Se trata de una metamorfosis profunda del Estado y el régimen político. Los altos mandos de la Sedena han logrado la cancelación de 16 órdenes de aprehensión contra militares, obtenidas por la FGR con base en elementos probatorios de 2020, lo que seguramente fue el hecho decisivo de la renuncia del fiscal especial para el caso Ayotzinapa, Omar Gómez Trejo. Ahora ha sido sustituido por Rosendo Gómez Piedra, que ha sido director jurídico del Fonatur y, antes, abogado general y comisionado para la transparencia en la Secretaría del Bienestar. En el gobierno de Arturo Núñez en Tabasco fue secretario de Gobierno; en suma, un miembro del grupo Tabasco encabezado ahora por Adán Augusto López Hernández.

El mando militar ha podido, según el informe del GIEI, desobedecer la orden del presidente de la República de entregar todos los documentosrelacionados con el Caso Ayotzinapa, lo que echa por tierra el mito de un ejército sometido al poder presidencial.
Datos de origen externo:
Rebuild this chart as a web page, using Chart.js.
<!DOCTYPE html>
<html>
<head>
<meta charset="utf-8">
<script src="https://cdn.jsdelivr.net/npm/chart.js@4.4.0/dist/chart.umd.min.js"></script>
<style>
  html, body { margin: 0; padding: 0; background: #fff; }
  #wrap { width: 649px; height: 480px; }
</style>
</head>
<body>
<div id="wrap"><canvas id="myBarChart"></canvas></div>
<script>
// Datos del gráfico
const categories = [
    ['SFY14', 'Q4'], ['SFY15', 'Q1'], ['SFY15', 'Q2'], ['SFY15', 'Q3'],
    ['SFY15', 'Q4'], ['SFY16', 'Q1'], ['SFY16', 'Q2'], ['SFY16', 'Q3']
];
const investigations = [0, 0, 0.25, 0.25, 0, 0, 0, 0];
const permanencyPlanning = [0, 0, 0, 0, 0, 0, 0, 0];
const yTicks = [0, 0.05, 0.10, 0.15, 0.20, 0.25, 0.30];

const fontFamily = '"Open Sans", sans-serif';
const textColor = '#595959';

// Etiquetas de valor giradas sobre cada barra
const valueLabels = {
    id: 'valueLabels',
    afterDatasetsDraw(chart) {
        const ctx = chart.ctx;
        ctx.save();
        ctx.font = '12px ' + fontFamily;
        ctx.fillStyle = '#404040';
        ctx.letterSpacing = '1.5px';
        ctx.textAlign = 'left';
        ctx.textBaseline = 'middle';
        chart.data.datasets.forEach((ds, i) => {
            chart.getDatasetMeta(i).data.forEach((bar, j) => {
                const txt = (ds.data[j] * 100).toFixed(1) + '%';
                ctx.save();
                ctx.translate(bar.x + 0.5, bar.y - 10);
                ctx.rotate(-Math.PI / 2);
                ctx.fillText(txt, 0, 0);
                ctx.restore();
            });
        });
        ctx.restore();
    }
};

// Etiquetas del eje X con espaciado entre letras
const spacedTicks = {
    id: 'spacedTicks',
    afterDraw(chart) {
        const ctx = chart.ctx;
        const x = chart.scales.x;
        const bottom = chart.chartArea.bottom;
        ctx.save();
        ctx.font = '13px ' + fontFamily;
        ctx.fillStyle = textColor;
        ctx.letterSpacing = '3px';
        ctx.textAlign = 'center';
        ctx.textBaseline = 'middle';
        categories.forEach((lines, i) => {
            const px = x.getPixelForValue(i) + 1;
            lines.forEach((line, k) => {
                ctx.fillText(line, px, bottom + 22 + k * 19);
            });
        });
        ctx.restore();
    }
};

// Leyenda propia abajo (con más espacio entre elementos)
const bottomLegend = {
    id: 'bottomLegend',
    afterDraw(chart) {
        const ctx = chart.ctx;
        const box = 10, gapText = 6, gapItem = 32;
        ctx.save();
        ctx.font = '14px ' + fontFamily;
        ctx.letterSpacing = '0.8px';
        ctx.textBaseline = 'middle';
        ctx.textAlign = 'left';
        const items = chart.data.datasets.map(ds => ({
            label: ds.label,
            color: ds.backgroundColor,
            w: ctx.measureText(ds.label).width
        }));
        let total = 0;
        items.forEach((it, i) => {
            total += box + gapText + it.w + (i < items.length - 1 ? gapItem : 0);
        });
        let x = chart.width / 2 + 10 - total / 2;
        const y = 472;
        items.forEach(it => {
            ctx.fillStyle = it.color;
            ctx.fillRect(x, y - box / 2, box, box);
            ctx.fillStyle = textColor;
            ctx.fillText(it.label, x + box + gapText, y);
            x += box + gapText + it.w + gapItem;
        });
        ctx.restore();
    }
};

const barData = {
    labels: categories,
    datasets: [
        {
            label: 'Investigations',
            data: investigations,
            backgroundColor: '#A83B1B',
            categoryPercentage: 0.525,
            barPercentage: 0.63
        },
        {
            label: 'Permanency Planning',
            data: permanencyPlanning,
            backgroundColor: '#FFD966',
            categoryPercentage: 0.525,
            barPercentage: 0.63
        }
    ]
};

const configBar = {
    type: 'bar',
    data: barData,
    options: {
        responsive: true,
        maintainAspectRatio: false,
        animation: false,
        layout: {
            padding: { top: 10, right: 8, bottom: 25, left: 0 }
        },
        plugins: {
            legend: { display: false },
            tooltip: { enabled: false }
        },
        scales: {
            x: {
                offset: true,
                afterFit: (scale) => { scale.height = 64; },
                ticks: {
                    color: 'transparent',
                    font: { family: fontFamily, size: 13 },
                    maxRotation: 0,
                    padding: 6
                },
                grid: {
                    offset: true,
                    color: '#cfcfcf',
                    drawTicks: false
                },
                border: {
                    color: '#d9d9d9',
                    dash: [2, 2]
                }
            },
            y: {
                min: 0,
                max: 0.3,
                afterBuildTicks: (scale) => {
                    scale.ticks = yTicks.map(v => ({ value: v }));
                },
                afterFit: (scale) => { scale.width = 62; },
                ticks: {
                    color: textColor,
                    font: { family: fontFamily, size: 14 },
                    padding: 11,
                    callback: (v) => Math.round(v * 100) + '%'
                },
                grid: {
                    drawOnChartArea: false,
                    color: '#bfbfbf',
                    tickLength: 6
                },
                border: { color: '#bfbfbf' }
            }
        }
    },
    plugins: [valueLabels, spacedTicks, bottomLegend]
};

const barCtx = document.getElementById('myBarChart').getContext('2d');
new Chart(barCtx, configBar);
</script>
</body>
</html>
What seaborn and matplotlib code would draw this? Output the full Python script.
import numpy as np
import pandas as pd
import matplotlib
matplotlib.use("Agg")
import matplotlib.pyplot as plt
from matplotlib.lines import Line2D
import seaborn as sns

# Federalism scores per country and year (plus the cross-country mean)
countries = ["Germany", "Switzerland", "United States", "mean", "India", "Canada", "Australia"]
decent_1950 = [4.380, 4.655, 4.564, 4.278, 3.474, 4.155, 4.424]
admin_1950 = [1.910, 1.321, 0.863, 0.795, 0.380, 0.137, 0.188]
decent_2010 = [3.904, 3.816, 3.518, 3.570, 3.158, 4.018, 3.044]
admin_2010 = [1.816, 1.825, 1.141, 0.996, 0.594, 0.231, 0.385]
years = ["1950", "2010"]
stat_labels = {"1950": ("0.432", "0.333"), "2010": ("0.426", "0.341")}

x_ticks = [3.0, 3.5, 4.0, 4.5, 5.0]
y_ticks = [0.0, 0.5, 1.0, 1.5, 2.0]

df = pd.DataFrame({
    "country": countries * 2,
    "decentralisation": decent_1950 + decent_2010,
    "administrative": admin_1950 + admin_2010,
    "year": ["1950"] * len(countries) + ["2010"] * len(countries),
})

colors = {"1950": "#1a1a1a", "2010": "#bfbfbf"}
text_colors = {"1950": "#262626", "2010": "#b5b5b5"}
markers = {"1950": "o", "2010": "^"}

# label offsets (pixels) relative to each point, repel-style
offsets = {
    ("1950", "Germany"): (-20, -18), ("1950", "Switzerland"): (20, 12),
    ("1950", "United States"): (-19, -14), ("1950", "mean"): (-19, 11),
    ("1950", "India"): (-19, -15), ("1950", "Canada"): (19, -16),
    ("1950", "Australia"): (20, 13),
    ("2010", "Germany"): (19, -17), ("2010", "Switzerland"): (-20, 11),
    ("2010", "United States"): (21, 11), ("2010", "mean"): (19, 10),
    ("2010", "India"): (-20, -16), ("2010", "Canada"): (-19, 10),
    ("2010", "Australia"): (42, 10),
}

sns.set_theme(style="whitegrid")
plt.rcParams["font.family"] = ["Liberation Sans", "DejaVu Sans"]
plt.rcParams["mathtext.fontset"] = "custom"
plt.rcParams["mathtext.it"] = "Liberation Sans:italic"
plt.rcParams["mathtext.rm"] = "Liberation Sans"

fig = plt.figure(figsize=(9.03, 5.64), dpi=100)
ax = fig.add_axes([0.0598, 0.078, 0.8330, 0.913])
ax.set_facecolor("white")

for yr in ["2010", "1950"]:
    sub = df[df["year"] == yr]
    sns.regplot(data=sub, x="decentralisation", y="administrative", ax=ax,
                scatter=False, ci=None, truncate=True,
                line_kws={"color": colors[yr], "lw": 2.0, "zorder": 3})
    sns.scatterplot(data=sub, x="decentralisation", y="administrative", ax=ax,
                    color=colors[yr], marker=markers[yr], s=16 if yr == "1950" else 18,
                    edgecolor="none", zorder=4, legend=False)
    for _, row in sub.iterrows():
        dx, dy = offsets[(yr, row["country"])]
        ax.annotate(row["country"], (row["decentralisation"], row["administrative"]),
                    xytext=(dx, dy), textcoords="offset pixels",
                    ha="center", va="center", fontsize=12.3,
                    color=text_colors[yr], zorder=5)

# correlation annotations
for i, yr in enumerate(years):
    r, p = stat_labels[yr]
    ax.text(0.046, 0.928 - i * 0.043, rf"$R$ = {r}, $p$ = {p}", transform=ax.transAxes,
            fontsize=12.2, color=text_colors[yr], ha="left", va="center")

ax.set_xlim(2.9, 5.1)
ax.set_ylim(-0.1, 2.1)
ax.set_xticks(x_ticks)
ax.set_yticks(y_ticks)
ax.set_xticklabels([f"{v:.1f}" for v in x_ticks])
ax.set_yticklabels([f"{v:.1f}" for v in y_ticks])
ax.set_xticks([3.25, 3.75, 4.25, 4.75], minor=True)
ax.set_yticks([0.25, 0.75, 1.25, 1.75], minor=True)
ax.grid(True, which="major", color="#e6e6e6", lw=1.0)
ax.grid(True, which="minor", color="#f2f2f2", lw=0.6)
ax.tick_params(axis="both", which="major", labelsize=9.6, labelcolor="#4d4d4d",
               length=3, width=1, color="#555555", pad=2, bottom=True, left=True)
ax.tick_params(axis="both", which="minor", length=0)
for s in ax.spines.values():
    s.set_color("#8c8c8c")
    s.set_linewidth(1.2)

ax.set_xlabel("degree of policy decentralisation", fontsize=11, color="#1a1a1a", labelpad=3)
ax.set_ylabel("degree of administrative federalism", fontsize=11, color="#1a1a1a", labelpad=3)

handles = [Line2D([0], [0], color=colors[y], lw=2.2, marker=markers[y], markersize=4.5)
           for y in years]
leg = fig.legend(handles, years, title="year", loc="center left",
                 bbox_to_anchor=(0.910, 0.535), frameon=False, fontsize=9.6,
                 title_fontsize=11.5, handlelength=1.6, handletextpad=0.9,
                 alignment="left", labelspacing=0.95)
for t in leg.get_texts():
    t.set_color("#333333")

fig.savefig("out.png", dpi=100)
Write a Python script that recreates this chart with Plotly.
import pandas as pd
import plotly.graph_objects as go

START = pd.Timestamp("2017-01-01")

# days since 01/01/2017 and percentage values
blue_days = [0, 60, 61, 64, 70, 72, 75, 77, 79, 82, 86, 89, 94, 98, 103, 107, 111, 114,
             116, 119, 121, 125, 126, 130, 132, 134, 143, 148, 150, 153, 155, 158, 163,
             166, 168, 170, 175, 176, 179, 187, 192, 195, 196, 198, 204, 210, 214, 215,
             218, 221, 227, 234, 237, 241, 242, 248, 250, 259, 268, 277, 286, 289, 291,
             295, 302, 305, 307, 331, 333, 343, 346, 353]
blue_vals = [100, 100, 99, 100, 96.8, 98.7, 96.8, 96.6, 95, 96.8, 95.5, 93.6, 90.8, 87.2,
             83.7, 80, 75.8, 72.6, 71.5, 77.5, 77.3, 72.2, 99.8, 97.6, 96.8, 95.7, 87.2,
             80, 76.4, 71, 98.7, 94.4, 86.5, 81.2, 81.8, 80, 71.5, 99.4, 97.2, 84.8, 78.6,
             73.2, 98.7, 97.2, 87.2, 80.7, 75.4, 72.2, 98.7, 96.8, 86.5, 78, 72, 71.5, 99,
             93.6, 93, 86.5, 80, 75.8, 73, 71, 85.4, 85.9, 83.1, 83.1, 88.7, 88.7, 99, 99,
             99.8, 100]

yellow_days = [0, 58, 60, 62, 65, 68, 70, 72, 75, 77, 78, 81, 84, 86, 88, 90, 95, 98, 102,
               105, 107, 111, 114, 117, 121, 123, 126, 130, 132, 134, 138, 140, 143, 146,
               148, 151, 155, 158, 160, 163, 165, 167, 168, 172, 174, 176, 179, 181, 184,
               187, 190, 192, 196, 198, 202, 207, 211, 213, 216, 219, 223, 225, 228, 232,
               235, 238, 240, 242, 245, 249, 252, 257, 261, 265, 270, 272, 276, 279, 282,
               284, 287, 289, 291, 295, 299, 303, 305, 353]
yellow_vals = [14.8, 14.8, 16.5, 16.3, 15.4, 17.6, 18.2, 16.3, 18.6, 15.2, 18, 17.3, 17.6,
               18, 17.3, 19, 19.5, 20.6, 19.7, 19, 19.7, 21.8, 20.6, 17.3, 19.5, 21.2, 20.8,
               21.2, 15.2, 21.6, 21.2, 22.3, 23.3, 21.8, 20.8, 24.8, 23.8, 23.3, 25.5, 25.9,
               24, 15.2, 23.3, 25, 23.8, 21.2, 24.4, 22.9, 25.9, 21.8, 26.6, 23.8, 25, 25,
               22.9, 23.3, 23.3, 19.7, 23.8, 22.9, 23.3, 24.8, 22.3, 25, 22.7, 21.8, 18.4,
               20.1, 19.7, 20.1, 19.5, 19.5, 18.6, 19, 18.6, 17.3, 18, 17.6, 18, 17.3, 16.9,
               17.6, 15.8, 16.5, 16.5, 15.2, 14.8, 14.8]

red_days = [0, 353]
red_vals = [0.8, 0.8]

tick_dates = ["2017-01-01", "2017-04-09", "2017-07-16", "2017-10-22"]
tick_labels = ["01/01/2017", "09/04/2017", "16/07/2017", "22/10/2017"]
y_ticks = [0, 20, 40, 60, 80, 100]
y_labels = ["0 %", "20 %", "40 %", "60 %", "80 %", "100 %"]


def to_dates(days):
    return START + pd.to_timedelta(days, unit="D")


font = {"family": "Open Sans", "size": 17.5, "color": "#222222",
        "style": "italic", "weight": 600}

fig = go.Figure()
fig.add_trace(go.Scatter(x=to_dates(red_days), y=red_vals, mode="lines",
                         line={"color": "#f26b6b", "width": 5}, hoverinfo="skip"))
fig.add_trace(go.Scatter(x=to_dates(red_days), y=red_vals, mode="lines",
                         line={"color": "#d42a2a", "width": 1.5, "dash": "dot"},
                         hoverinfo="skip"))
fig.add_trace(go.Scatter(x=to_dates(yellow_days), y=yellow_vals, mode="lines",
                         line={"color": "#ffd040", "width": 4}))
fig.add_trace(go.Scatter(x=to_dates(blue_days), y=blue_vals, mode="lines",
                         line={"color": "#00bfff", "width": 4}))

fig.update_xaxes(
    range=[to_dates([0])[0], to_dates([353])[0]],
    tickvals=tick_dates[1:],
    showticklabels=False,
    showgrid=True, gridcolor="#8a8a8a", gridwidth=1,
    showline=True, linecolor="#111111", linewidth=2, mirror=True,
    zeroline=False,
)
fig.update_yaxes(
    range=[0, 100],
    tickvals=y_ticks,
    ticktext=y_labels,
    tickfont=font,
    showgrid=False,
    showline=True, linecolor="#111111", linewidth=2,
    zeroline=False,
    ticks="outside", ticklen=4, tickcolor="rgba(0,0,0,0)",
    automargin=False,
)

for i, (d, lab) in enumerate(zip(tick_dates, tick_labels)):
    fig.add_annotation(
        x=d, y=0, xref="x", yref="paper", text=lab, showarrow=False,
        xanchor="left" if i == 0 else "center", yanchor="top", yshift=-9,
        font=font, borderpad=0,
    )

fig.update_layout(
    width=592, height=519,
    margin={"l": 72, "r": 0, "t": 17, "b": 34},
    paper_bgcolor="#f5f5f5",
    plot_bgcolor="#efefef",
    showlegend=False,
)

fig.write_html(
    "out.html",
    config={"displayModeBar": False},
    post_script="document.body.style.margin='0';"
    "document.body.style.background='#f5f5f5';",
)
El argumento central de la presidencia, sus representantes y voceros es que, de hallarse responsabilidades, éstas son de miembros del ejército en lo personal, no de la institución. Pero las evidencias apuntan a que esos individuos con mando usaron las estructuras de mando de la institución, y hasta sus instalaciones físicas, para propósitos no institucionales, como la desaparición y tortura; y también para el ocultamiento de la verdad durante ocho años. En esa institución el presidente López Obrador deposita su total confianza y nos pide que hagamos lo propio.

Estamos ante unas fuerzas armadas que son un factor de poder real —según las caracterizó Pablo González Casanova en 1965—, con gran autonomía efectiva, incluso con respecto del titular del Ejecutivo, y con un espíritu de cuerpo más fuerte que su declarada lealtad al Ejecutivo o a un abstracto concepto de nación. El ejército como corporación genera intereses propios, más allá de las autoridades civiles, y más lo hará cuanto más se pongan en sus manos elementos de poder político y económico. Ya puede hablarse, entonces, de un virtual cogobierno cívico-militar o burocrático-militar, similar al que por muchos años vivieron naciones como Colombia. Esta actualizada conformación del poder no será fácil de desmontar, y seguramente permanecerá como un factor preponderante del Estado durante por un largo periodo más allá del presente gobierno.

Eduardo Nava Hernández

Eduardo Nava Hernández: Politólogo – UMSNH.